Oysa ki medeniyetimiz tarihine baktığımızda; her şeyi yaratan yaratıcının, yaratma sanatını anlama çabası olarak algılanan bilgi, o bilginin kaynağı olan Yaratıcı'yı tanıma, O'nun yaratma sanatının inceliklerini ve hikmetini görme olarak algılanmıştır. Buna ilim denmiş ve bunu ögretenlere muallim denmiş, bu alanda ilerleyenlere ise alim denmiştir. Ve o alimlere büyük değer verilmiş, sultanlar alimleri baş tacı etmiş, zira alimlere peygamberlerin varisleri olarak bakılmıştır.
Hemen her şeyin dünyevileştiği, Yaratıcı'nın hayatın dışına atıldığı, ahlakî erdemlerin değersizleştiği bir felsefenin batıdan dünyaya yayıldığı bir gerçek. Bunun neticesi olarak dünyanın her geçen gün dahada cehennemleştiği de bir gerçek. Sadece dünyevi hedefleri olan, o hedeflere ulaşmak için bilgiyi kullanan fakat kendinden başkasını düşünmeyen, bu dünyanın sonrasını kabullenmeyen / umursamayan ve dolayısıylada ahlakî olanı reddeden bireyler toplumsal sıkıntıların kaynağı haline gelmiştir, dünyada uçurumun kenarına gelmiştir. Durum özetle budur.
Çıkış yolu ilimdir, çıkış yolu muallimlerdir, çıkış yolu ahlakî ilkeleri eğitim sistemimizde öncelemektir.
Sadece kuru bilgiyi ezberleyen, test çözme makinesi haline getirilen, bencillik abidesi, kendisinden ve dünyevî hedeflerinden başka bir şey umrunda olmayan, parayı ilahlaştıran bireylerin egemen olduğu toplumların ve dünyanın hali ortadadır.

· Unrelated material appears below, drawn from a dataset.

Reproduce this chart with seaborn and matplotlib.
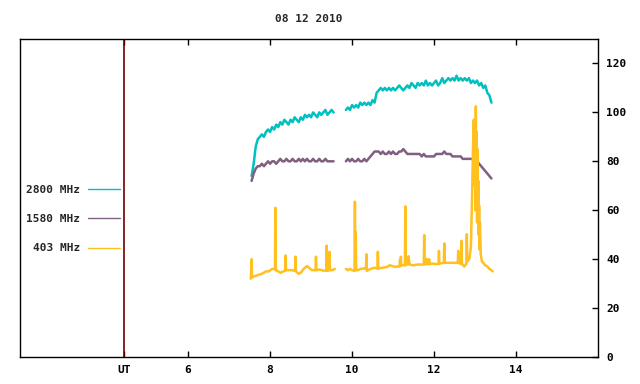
import numpy as np
import pandas as pd
import matplotlib
matplotlib.use("Agg")
import matplotlib.pyplot as plt
import seaborn as sns

# =====================================
# DATA
# =====================================

title_text = "08 12 2010"
bands = ["2800 MHz", "1580 MHz", "403 MHz"]
band_colors = ["#00c0c0", "#806080", "#ffc020"]

ut_label_pos = 4.44
xtick_vals = [6, 8, 10, 12, 14]
ytick_vals = [0, 20, 40, 60, 80, 100, 120]

# 2800 / 1580 MHz share the same sampling, two segments with a gap
t_hi_a = np.round(np.arange(7.55, 9.551, 0.05), 2)
t_hi_b = np.round(np.arange(9.85, 13.401, 0.05), 2)

f2800_a = [74, 79, 86, 89, 90, 91, 90, 92, 93, 92,
           94, 93, 95, 94, 96, 95, 97, 96, 95, 97,
           96, 98, 97, 96, 98, 97, 99, 98, 99, 98,
           100, 99, 98, 100, 99, 100, 101, 99, 100, 101, 100]
f2800_b = [101, 102, 101, 103, 102, 103, 102, 104, 103, 104,
           103, 104, 103, 105, 104, 108, 109, 110, 109, 110,
           109, 110, 109, 110, 109, 110, 111, 110, 109, 110,
           111, 110, 112, 111, 110, 112, 111, 112, 111, 113,
           111, 112, 111, 112, 113, 111, 112, 114, 112, 113,
           114, 113, 114, 113, 115, 113, 114, 113, 114, 113,
           114, 112, 113, 112, 113, 111, 112, 110, 111, 108,
           107, 104]

f1580_a = [72, 75, 77, 78, 78, 79, 78, 79, 80, 79,
           80, 80, 79, 80, 81, 80, 80, 81, 80, 80,
           81, 80, 80, 81, 80, 81, 80, 81, 80, 80,
           81, 80, 80, 81, 80, 80, 81, 80, 80, 80, 80]
f1580_b = [80, 81, 80, 81, 80, 80, 81, 80, 80, 81,
           80, 81, 82, 83, 84, 84, 84, 83, 84, 83,
           83, 84, 83, 84, 83, 83, 84, 84, 85, 84,
           83, 83, 83, 83, 83, 83, 83, 82, 83, 82,
           82, 82, 82, 82, 83, 83, 83, 83, 84, 83,
           83, 83, 82, 82, 82, 82, 82, 81, 81, 81,
           81, 81, 81, 80, 80, 79, 78, 77, 76, 75,
           74, 73]

# 403 MHz: baseline with short spikes and the big burst near 13 UT
t403_a = [7.53, 7.55, 7.56, 7.62, 7.70, 7.80, 7.90, 7.97, 8.05, 8.12,
          8.13, 8.14, 8.20, 8.26, 8.32, 8.37, 8.38, 8.39, 8.50, 8.61,
          8.62, 8.63, 8.70, 8.75, 8.82, 8.90, 8.95, 9.02, 9.11, 9.12,
          9.13, 9.20, 9.30, 9.37, 9.38, 9.39, 9.40, 9.41, 9.44, 9.45,
          9.46, 9.52, 9.58]
f403_a = [32, 40, 32.5, 33, 33.5, 34, 35, 35, 36, 36,
          61, 35.5, 35, 34.4, 35, 35.3, 41.5, 35.5, 35.5, 35.3,
          41, 35, 34, 34.5, 36, 37.2, 36.5, 35.5, 35.5, 41,
          35.5, 35.8, 35.3, 35.3, 45.5, 35.3, 40, 35.3, 35.5, 43,
          35.5, 35.5, 36]

t403_b = [9.85, 9.90, 9.95, 10.00, 10.06, 10.07, 10.08, 10.09, 10.10, 10.15,
          10.20, 10.30, 10.34, 10.35, 10.36, 10.40, 10.45, 10.55, 10.62, 10.63,
          10.64, 10.75, 10.85, 10.92, 11.00, 11.05, 11.10, 11.16, 11.17, 11.18,
          11.19, 11.20, 11.29, 11.30, 11.31, 11.36, 11.38, 11.40, 11.50, 11.60,
          11.70, 11.75, 11.76, 11.77, 11.81, 11.82, 11.83, 11.87, 11.88, 11.89,
          11.95, 12.05, 12.11, 12.12, 12.13, 12.24, 12.25, 12.26, 12.35, 12.45,
          12.55, 12.58, 12.59, 12.60, 12.66, 12.67, 12.68, 12.74, 12.78, 12.79,
          12.80, 12.81, 12.86, 12.90, 12.93, 12.95, 12.97, 12.99, 13.00, 13.01,
          13.02, 13.03, 13.04, 13.05, 13.06, 13.07, 13.08, 13.09, 13.10, 13.11,
          13.12, 13.14, 13.17, 13.20, 13.25, 13.30, 13.35, 13.40, 13.43]
f403_b = [36, 35.5, 36, 35.5, 35.2, 63.5, 36, 51, 35.5, 35.5,
          36, 36.2, 36, 42, 35.2, 35.5, 36, 36.5, 36.2, 43,
          36.2, 36.5, 36.8, 37.5, 37.1, 36.8, 37, 37, 39.6, 37.2,
          41, 37.5, 37.5, 61.6, 37.5, 38, 41.2, 37.8, 37.5, 37.8,
          37.8, 37.8, 49.8, 38, 38, 40, 38, 38, 40, 38,
          38.2, 38, 38, 43.4, 38.2, 38.5, 46.4, 38.5, 38.5, 38.5,
          38.5, 38.5, 43.4, 38.5, 38, 47.5, 38, 37, 38, 38,
          50.2, 39, 40, 45, 67.5, 85, 97, 70, 95, 60,
          102.5, 75, 92, 55, 85, 58, 72, 50, 62, 44,
          55, 42, 39, 38.5, 37.5, 37, 36, 35.5, 35]

# =====================================
# LONG TABLE
# =====================================

pieces = [
    ("2800 MHz", 1, t_hi_a, f2800_a),
    ("2800 MHz", 2, t_hi_b, f2800_b),
    ("1580 MHz", 1, t_hi_a, f1580_a),
    ("1580 MHz", 2, t_hi_b, f1580_b),
    ("403 MHz", 1, t403_a, f403_a),
    ("403 MHz", 2, t403_b, f403_b),
]
df = pd.concat(
    [pd.DataFrame({"ut": t, "flux": v, "band": b, "seg": s}) for b, s, t, v in pieces],
    ignore_index=True
)

# =====================================
# PLOT
# =====================================

sns.set_style("white")
plt.rcParams["font.family"] = ["DejaVu Sans Mono"]
plt.rcParams["font.weight"] = "bold"
plt.rcParams["font.size"] = 8

fig = plt.figure(figsize=(6.4, 3.84), dpi=100)
ax = fig.add_axes([20/640, 1 - 357/384, 578/640, 318/384])

sns.lineplot(
    data=df, x="ut", y="flux",
    hue="band", hue_order=bands,
    palette=dict(zip(bands, band_colors)),
    units="seg", estimator=None, sort=False,
    linewidth=1.8, ax=ax
)

ax.axvline(ut_label_pos, color="#700000", linewidth=1.2)

ax.set_xlim(1.9, 16.0)
ax.set_ylim(0, 130)
ax.set_xlabel("")
ax.set_ylabel("")

ax.set_xticks([ut_label_pos] + xtick_vals)
ax.set_xticklabels(["UT"] + [str(v) for v in xtick_vals])
ax.set_yticks(ytick_vals)

ax.tick_params(axis="x", direction="in", top=True, bottom=True,
               length=4, width=1, colors="black", pad=6)
ax.tick_params(axis="y", direction="in", left=False, right=True,
               labelleft=False, labelright=True,
               length=4, width=1, colors="black", pad=6)

for sp in ax.spines.values():
    sp.set_color("black")
    sp.set_linewidth(1)

sns.move_legend(
    ax, "center right",
    bbox_to_anchor=(120/640, 1 - 219/384),
    bbox_transform=fig.transFigure,
    title="", frameon=False, markerfirst=False,
    handlelength=2.9, handletextpad=0.7, labelspacing=1.75,
    borderpad=0, borderaxespad=0,
    prop={"family": "DejaVu Sans Mono", "weight": "bold", "size": 8}
)
for line in ax.get_legend().get_lines():
    line.set_linewidth(1)

fig.text(309/640, 1 - 19/384, title_text, ha="center", va="center")

fig.savefig("out.png", dpi=100)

Örnek: Haftalardır Türkiye'de konuşulan bir mevzu var, malumunuz.Daha fazla kazanmak için, doktorların yer aldığı "yenidoğan çetesi" olayı. En az on masum bebeğin ölümüne neden olmuşlar, ne için para için. Kazan da nasıl kazanırsan kazan şeklindeki materyalist mantık, ahlakî bir ölçütü olmayan mantık insanı bu şekilde masum bebek öldürmeye bile itiyor. Sadece bu suçu işleyenleri hapsedip geçecek miyiz, bu kadar okumuş ve bilgi sahibi insanlar nasıl böyle vahşileşebiliyor diye sogulamayacak mıyız, çocuklarımızı yetiştirirken hangi değer yargılarını eksik bırakıyoruz diye bir özeleştiri yapmayacak mıyız?
Harçlık vermedi diye anne babasını öldüren, dedesini bıçaklayabilen bir zihniyet, bir yılda 18 bin Gazze'li çocuğu katleden bir zihniyet ve o katil İsrail'e dur diyemeyen insanlık; aynaya bakarak insanlığını, vicdanını, merhametini, ahlakını sorgulamayacak mı?
Bu sorgulama yapılmadan geçen her gün, insanlığı biraz daha felakete sürüklemektedir.
İlimle, hikmetle, ahlakla yetişen bireyler tersine çevirebilir bu gidişatı. Bu bireyleri de ancak ögretmenlerimiz / muallimlerimiz yetiştirebilir. Mazeretlerin arkasına saklanmadan, elinden geldiğince insan yetiştirmeye gayret sarfeden tüm öğretmenlerimize selam olsun.